▶ _PROBLEM_:
Determine the number of lines containing the word "Output". Reply with it and nothing else.

▶ _Rows from a dataset_:
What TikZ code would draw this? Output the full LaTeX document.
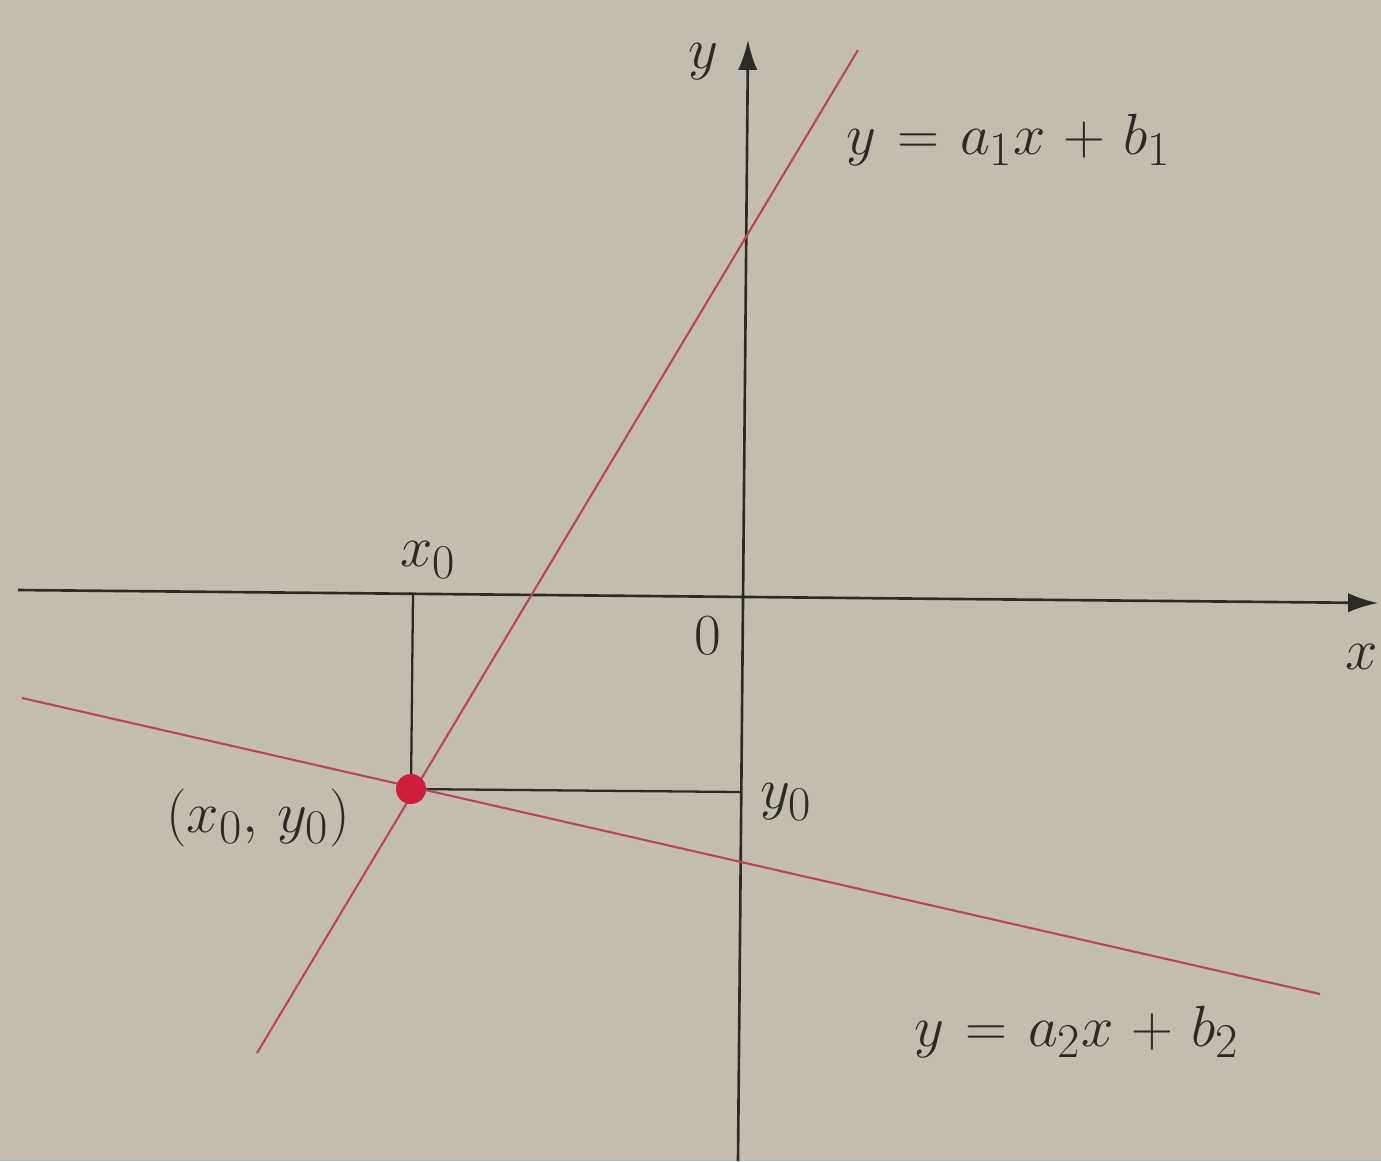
\documentclass[tikz,border=0pt]{standalone}
\usepackage{graphicx}
\usetikzlibrary{arrows.meta}
\definecolor{paper}{RGB}{194,189,174}
\definecolor{ink}{RGB}{45,42,38}
\definecolor{redline}{RGB}{185,70,85}
\definecolor{reddot}{RGB}{205,30,60}
\newcommand{\gp}{\mskip1.5mu}
\newcommand{\lblmath}[1]{\scalebox{1.33}{\fontsize{24.88}{30}\selectfont$#1$}}
\begin{document}
\begin{tikzpicture}[x=0.02cm,y=-0.02cm,
  axis/.style={draw=ink,line width=1.5pt,-{Latex[length=17pt,width=11pt]}},
  guide/.style={draw=ink,line width=1.3pt},
  graph/.style={draw=redline,line width=1.2pt},
  lbl/.style={text=ink,inner sep=0pt}]
\fill[paper] (0,0) rectangle (1381,1161);
\useasboundingbox (0,0) rectangle (1381,1161);
% axes
\coordinate (xl) at (18,590);
\coordinate (xr) at (1378,603);
\coordinate (yb) at (738,1161);
\coordinate (yt) at (748,40);
\draw[axis] (xl) -- (xr);
\draw[axis] (yb) -- (yt);
% key points
\coordinate (P) at (411,789);
\coordinate (X0) at (413,594);
\coordinate (Y0) at (741,792);
\draw[guide] (X0) -- (P);
\draw[guide] (P) -- (Y0);
% lines
\coordinate (l1a) at (257,1053);
\coordinate (l1b) at (858,50);
\coordinate (l2a) at (22,698);
\coordinate (l2b) at (1320,994);
\draw[graph] (l1a) -- (l1b);
\draw[graph] (l2a) -- (l2b);
\fill[reddot] (P) circle (15);
% labels
\node[lbl] (ly) at (703,62) {\lblmath{y}};
\node[lbl] (lx) at (1362,657) {\lblmath{x}};
\node[lbl] (lo) at (708,636) {\lblmath{0}};
\node[lbl] (lx0) at (428,560) {\lblmath{x_0}};
\node[lbl] (ly0) at (786,802) {\lblmath{y_0}};
\node[lbl] (lp) at (258,818) {\lblmath{(x_0,\, y_0)}};
\node[lbl,anchor=west] (le1) at (846,140) {\lblmath{y \gp=\gp a_1x \gp+\gp b_1}};
\node[lbl,anchor=west] (le2) at (914,1032) {\lblmath{y \gp=\gp a_2x \gp+\gp b_2}};
\end{tikzpicture}
\end{document}
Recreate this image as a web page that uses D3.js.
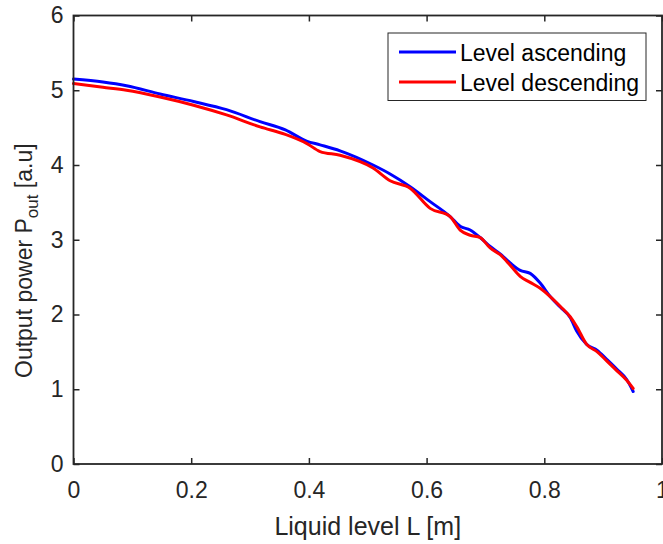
<!DOCTYPE html>
<html><head><meta charset="utf-8">
<script src="https://cdn.jsdelivr.net/npm/d3@7"></script>
<style>body{margin:0;background:#fff;} svg{display:block;font-family:"Liberation Sans",Arial,sans-serif;}</style>
</head><body><div id="chart"></div>
<script>
const levelAsc = [0,0.05,0.09,0.147,0.204,0.26,0.317,0.36,0.396,0.419,0.453,0.509,0.538,0.572,0.606,0.64,0.657,0.674,0.691,0.708,0.725,0.742,0.759,0.776,0.793,0.81,0.827,0.844,0.855,0.872,0.89,0.906,0.923,0.94,0.951];
const powerAsc = [5.15,5.11,5.06,4.95,4.85,4.74,4.58,4.47,4.32,4.27,4.19,4.0,3.88,3.71,3.51,3.31,3.18,3.13,3.03,2.91,2.81,2.69,2.59,2.55,2.42,2.24,2.10,1.96,1.78,1.60,1.52,1.40,1.27,1.13,0.97];
const levelDesc = [0,0.05,0.09,0.147,0.204,0.26,0.317,0.36,0.396,0.419,0.453,0.509,0.538,0.572,0.606,0.64,0.657,0.674,0.691,0.708,0.725,0.742,0.759,0.776,0.793,0.81,0.827,0.844,0.855,0.872,0.89,0.906,0.923,0.94,0.951];
const powerDesc = [5.09,5.04,5.00,4.91,4.80,4.67,4.51,4.41,4.29,4.18,4.13,3.96,3.79,3.69,3.42,3.31,3.13,3.06,3.03,2.89,2.80,2.66,2.51,2.43,2.35,2.24,2.11,1.97,1.84,1.60,1.50,1.38,1.25,1.12,1.01];
const xTicks = [0,0.2,0.4,0.6,0.8,1];
const yTicks = [0,1,2,3,4,5,6];
const seriesNames = ["Level ascending","Level descending"];
const seriesColors = ["#0000ff","#ff0000"];

(function(){
const W = 663, H = 544;
const pL = 73.5, pR = 662, pT = 15.5, pB = 464;
const svg = d3.select("#chart").append("svg").attr("width", W).attr("height", H);
const x = d3.scaleLinear().domain([0,1]).range([pL,pR]);
const y = d3.scaleLinear().domain([0,6]).range([pB,pT]);
const axisColor = "#262626";

const line = d3.line().x(d=>x(d[0])).y(d=>y(d[1])).curve(d3.curveMonotoneX);
const series = [
  d3.zip(levelAsc, powerAsc),
  d3.zip(levelDesc, powerDesc)
];
series.forEach((s,i)=>{
  svg.append("path").datum(s).attr("d", line).attr("fill","none")
    .attr("stroke", seriesColors[i]).attr("stroke-width", 3).attr("stroke-linejoin","round").attr("stroke-linecap","round");
});

function styleAxis(g){
  g.select(".domain").remove();
  g.selectAll("line").attr("stroke", axisColor).attr("stroke-width", 1.5);
  g.selectAll("text").attr("fill", axisColor).style("font-size","23px");
}
const fmt = d => String(d);
svg.append("g").attr("transform",`translate(0,${pB})`)
  .call(d3.axisBottom(x).tickValues(xTicks).tickSize(-6).tickPadding(18).tickFormat(fmt)).call(styleAxis);
svg.append("g").attr("transform",`translate(0,${pT})`)
  .call(d3.axisTop(x).tickValues(xTicks).tickSize(-6).tickFormat("")).call(styleAxis);
svg.append("g").attr("transform",`translate(${pL},0)`)
  .call(d3.axisLeft(y).tickValues(yTicks).tickSize(-6).tickPadding(10).tickFormat(d3.format("d"))).call(styleAxis);
svg.append("g").attr("transform",`translate(${pR},0)`)
  .call(d3.axisRight(y).tickValues(yTicks).tickSize(-6).tickFormat("")).call(styleAxis);

svg.append("rect").attr("x",pL).attr("y",pT).attr("width",pR-pL).attr("height",pB-pT)
  .attr("fill","none").attr("stroke",axisColor).attr("stroke-width",1.8);

svg.append("text").attr("x",(pL+pR)/2).attr("y",535).attr("text-anchor","middle")
  .attr("fill",axisColor).style("font-size","25px").text("Liquid level L [m]");
const yl = svg.append("text").attr("transform",`translate(32,378) rotate(-90)`)
  .attr("text-anchor","start").attr("fill",axisColor).style("font-size","23px");
yl.append("tspan").text("Output power P");
yl.append("tspan").attr("dy",6).style("font-size","17px").text("out");
yl.append("tspan").attr("dy",-6).text(" [a.u]");

const lg = svg.append("g");
lg.append("rect").attr("x",388).attr("y",33).attr("width",258).attr("height",67.5)
  .attr("fill","#fff").attr("stroke","#262626").attr("stroke-width",1);
seriesNames.forEach((n,i)=>{
  const yy = 52 + i*30;
  lg.append("line").attr("x1",399).attr("x2",456).attr("y1",yy).attr("y2",yy)
    .attr("stroke",seriesColors[i]).attr("stroke-width",3);
  lg.append("text").attr("x",460).attr("y",yy+8.7).attr("fill","#000").style("font-size","23px").text(n);
});
})();
</script></body></html>
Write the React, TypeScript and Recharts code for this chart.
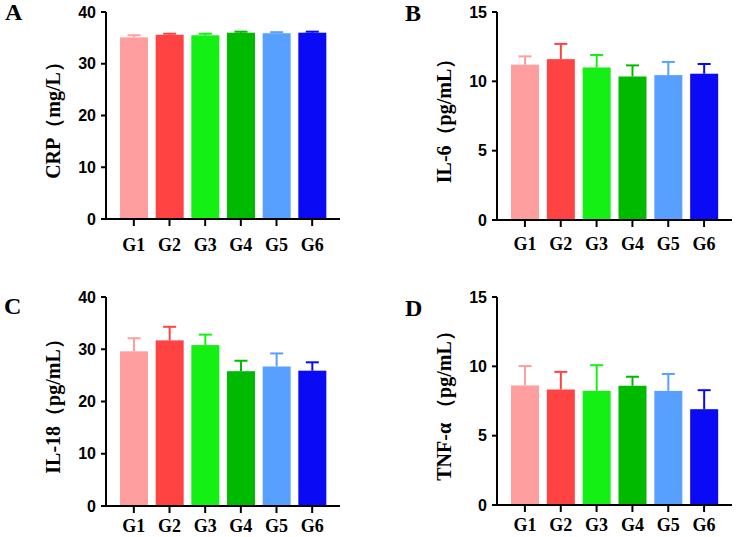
import { BarChart, Bar, XAxis, YAxis, Cell } from "recharts";

const groups = ["G1", "G2", "G3", "G4", "G5", "G6"];

const crpMean = [35.1, 35.6, 35.5, 36.0, 35.9, 36.0];
const crpSd = [0.4, 0.2, 0.3, 0.2, 0.2, 0.2];

const il6Mean = [11.2, 11.6, 11.0, 10.35, 10.45, 10.55];
const il6Sd = [0.6, 1.1, 0.9, 0.8, 0.95, 0.7];

const il18Mean = [29.6, 31.7, 30.8, 25.8, 26.7, 25.9];
const il18Sd = [2.5, 2.6, 2.0, 2.0, 2.5, 1.6];

const tnfMean = [8.62, 8.33, 8.23, 8.6, 8.23, 6.91];
const tnfSd = [1.4, 1.27, 1.85, 0.65, 1.22, 1.37];

const ticks40 = [0, 10, 20, 30, 40];
const ticks15 = [0, 5, 10, 15];

const COLORS = ["#FF9E9E", "#FF4242", "#14F014", "#00BA00", "#58A0FF", "#0A0AF5"];

const SERIF = "Liberation Serif";
const SANS = "Liberation Sans";

const buildData = (mean: number[], sd: number[]) =>
  groups.map((g, i) => ({ group: g, mean: mean[i], sd: sd[i] }));

// bar + upper error bar in the bar's own colour
function BarWithError(props: any) {
  const { x, y, width, height, fill, payload } = props;
  const ppu = height / payload.mean;
  const top = y - payload.sd * ppu;
  const cx = x + width / 2;
  return (
    <g>
      <line x1={cx} x2={cx} y1={y} y2={top} stroke={fill} strokeWidth={2} />
      <line x1={cx - 6.5} x2={cx + 6.5} y1={top} y2={top} stroke={fill} strokeWidth={2} />
      <rect x={x} y={y} width={width} height={height} fill={fill} />
    </g>
  );
}

type PanelProps = {
  left: number;
  top: number;
  height: number;
  mean: number[];
  sd: number[];
  max: number;
  ticks: number[];
  label: string;
  margin: { top: number; right: number; bottom: number; left: number };
  yWidth: number;
  xTickMargin: number;
};

function Panel(p: PanelProps) {
  const data = buildData(p.mean, p.sd);
  return (
    <div style={{ position: "absolute", left: p.left, top: p.top }}>
      <BarChart
        width={369}
        height={p.height}
        data={data}
        margin={p.margin}
        style={{ overflow: "visible" }}
      >
        <XAxis
          dataKey="group"
          axisLine={{ stroke: "#000", strokeWidth: 2 }}
          tickLine={{ stroke: "#000", strokeWidth: 2 }}
          tickSize={7}
          tickMargin={p.xTickMargin}
          height={30}
          padding={{ left: 10, right: 10 }}
          tick={{ fill: "#000", fontSize: 18, fontWeight: 700, fontFamily: SERIF }}
          interval={0}
        />
        <YAxis
          domain={[0, p.max]}
          ticks={p.ticks}
          width={p.yWidth}
          axisLine={{ stroke: "#000", strokeWidth: 2 }}
          tickLine={{ stroke: "#000", strokeWidth: 2 }}
          tickSize={5}
          tickMargin={5}
          tick={{ fill: "#000", fontSize: 16, fontWeight: 700, fontFamily: SANS }}
          label={(lp: any) => {
            const vb = lp.viewBox;
            const lx = vb.x + vb.width - 53;
            const ly = vb.y + vb.height / 2;
            return (
              <text
                x={lx}
                y={ly}
                transform={`rotate(-90 ${lx} ${ly})`}
                textAnchor="middle"
                dominantBaseline="central"
                fill="#000"
                fontSize={20}
                fontWeight={700}
                fontFamily={SERIF}
              >
                {p.label}
              </text>
            );
          }}
        />
        <Bar dataKey="mean" barSize={28} isAnimationActive={false} shape={BarWithError}>
          {data.map((_, i) => (
            <Cell key={i} fill={COLORS[i]} />
          ))}
        </Bar>
      </BarChart>
    </div>
  );
}

export default function App() {
  return (
    <div
      style={{
        position: "absolute",
        left: 0,
        top: 0,
        width: 738,
        height: 537,
        background: "#fff",
        overflow: "hidden",
      }}
    >
      <Panel
        left={0}
        top={0}
        height={268}
        mean={crpMean}
        sd={crpSd}
        max={40}
        ticks={ticks40}
        label="CRP（mg/L）"
        margin={{ top: 12, right: 29, bottom: 19, left: 0 }}
        yWidth={106}
        xTickMargin={12}
      />
      <Panel
        left={369}
        top={0}
        height={268}
        mean={il6Mean}
        sd={il6Sd}
        max={15}
        ticks={ticks15}
        label="IL-6（pg/mL）"
        margin={{ top: 12, right: 6, bottom: 18, left: 0 }}
        yWidth={128}
        xTickMargin={10}
      />
      <Panel
        left={0}
        top={268}
        height={269}
        mean={il18Mean}
        sd={il18Sd}
        max={40}
        ticks={ticks40}
        label="IL-18（pg/mL）"
        margin={{ top: 29, right: 29, bottom: 1, left: 0 }}
        yWidth={106}
        xTickMargin={6}
      />
      <Panel
        left={369}
        top={268}
        height={269}
        mean={tnfMean}
        sd={tnfSd}
        max={15}
        ticks={ticks15}
        label="TNF-α （pg/mL）"
        margin={{ top: 29, right: 6, bottom: 2, left: 0 }}
        yWidth={128}
        xTickMargin={6}
      />
      <svg
        width={738}
        height={537}
        style={{ position: "absolute", left: 0, top: 0, pointerEvents: "none" }}
      >
        <g fontFamily={SERIF} fontWeight={700} fontSize={24} fill="#000">
          <text x={5} y={20}>A</text>
          <text x={405} y={21}>B</text>
          <text x={4} y={314}>C</text>
          <text x={405} y={316}>D</text>
        </g>
      </svg>
    </div>
  );
}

▶ _ANSWER_:
2